Nikitinsky concluded that the purported Chechen raid in St. Petersburg raid showed that “the model of the state structure that we are shown on television as being the result of establishing peace in the country notably differs from reality.” There have been two “victors” in the Chechen conflict, he wrote: the members of federal law-enforcement bodies “who survived in battle, were not disarmed and got accustomed to using force to resolve all issues,” and the “amnestied Chechen [rebel] field commanders.” The former “puff up their cheeks, exact tribute and control everything in Russia except that which is the subject of ‘internal issues between the Chechens,’” Nikitinsky wrote. “So far, this suits the latter,” meaning the Chechens, he wrote, “but what might become [the object of their interest] tomorrow, no one knows.”

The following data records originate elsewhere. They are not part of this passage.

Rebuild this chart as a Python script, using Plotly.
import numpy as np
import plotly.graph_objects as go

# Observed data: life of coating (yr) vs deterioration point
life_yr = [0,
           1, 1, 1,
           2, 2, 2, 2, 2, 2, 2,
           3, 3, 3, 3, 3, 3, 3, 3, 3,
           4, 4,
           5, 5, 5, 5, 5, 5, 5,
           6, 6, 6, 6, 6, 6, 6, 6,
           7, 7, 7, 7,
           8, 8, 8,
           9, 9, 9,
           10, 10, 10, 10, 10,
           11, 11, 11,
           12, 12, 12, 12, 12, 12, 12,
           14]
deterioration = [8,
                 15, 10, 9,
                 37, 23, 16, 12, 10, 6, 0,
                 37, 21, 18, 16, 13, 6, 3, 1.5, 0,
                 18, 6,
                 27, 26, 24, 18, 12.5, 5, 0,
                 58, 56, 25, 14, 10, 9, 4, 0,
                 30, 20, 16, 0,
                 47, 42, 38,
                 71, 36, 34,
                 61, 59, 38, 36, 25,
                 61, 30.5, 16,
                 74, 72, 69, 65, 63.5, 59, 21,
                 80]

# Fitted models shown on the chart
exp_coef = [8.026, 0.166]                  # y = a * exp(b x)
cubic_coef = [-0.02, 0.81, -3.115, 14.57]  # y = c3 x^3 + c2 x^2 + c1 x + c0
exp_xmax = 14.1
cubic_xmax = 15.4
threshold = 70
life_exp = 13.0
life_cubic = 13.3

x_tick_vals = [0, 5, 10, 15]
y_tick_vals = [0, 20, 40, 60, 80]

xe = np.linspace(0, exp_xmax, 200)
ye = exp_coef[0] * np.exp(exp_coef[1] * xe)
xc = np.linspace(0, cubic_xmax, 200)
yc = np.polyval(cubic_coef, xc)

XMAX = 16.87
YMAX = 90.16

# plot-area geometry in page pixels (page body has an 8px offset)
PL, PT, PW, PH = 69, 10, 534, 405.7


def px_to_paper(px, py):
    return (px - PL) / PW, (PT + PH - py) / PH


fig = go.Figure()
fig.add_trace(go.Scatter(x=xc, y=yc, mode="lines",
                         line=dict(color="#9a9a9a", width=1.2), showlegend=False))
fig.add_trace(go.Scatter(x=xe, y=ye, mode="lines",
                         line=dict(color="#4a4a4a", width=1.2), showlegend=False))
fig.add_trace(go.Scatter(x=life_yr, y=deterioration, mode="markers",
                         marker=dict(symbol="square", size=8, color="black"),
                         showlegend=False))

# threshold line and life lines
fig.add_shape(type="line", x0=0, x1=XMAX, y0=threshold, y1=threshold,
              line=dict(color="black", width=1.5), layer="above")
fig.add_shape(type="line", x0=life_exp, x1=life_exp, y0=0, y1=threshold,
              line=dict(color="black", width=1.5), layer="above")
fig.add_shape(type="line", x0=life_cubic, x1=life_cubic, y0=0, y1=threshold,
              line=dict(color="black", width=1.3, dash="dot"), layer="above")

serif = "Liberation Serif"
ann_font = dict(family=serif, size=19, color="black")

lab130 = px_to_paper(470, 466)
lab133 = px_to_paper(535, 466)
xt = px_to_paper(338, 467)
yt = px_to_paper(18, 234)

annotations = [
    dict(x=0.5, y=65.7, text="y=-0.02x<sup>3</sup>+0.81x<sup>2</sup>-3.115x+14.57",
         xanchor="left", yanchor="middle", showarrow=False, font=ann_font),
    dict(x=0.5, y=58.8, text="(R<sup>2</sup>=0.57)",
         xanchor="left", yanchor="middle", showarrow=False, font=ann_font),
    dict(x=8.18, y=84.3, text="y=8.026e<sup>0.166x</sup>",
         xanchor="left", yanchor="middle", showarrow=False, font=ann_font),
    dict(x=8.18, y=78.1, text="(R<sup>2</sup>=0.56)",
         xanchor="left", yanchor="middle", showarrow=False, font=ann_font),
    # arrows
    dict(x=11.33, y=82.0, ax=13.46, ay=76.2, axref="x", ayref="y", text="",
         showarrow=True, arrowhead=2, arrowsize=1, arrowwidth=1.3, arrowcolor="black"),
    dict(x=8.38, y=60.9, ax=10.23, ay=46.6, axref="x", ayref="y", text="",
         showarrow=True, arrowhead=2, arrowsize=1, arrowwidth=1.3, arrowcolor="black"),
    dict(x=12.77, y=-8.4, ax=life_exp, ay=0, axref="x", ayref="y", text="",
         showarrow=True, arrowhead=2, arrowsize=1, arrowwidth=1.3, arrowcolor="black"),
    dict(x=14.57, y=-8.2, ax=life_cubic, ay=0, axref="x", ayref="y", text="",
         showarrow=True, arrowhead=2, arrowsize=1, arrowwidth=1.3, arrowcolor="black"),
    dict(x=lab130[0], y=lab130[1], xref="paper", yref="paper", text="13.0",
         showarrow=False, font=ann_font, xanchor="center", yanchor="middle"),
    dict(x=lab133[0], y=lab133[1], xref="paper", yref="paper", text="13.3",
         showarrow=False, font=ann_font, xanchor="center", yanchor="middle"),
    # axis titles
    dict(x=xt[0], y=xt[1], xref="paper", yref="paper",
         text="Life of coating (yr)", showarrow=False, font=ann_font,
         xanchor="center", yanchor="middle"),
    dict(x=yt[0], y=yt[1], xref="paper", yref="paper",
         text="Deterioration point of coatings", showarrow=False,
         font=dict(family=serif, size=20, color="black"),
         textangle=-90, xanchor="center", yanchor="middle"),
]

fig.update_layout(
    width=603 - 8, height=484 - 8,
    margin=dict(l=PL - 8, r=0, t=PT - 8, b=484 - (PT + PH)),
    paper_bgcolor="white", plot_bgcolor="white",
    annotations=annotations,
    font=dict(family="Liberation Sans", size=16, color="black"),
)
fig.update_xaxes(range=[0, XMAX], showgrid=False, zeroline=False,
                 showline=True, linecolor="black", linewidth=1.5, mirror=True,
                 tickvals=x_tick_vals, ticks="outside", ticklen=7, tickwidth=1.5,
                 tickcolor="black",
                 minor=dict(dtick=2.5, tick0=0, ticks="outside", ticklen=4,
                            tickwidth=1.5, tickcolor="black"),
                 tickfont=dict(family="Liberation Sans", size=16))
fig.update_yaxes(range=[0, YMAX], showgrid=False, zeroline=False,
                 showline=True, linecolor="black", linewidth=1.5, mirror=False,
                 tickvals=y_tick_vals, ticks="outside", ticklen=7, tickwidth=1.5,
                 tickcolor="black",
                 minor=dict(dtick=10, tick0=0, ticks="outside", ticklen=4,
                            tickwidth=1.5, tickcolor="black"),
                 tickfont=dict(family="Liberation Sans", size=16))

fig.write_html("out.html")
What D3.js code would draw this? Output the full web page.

Nikitinksy said that while St. Petersburg Governor Valentina Matvienko expressed outrage over the September 15 raid at the Samson-K meat-processing plant and promised to do something about it, it is not clear what recourse she has. “What to do further—that’s the question,” he wrote. “To go and question the brigands in Gudermes? To ask Kadyrov to extradite Yamadaev from Chechnya, like [former Atomic Energy Minister Yevgeny] Adamov from Switzerland?”

Yamadaev’s Vostok battalion has been implicated in the disappearance of 11 residents of the Chechen village of Borozdinovskaya in June 2005 (Chechnya Weekly, June 22, 2005).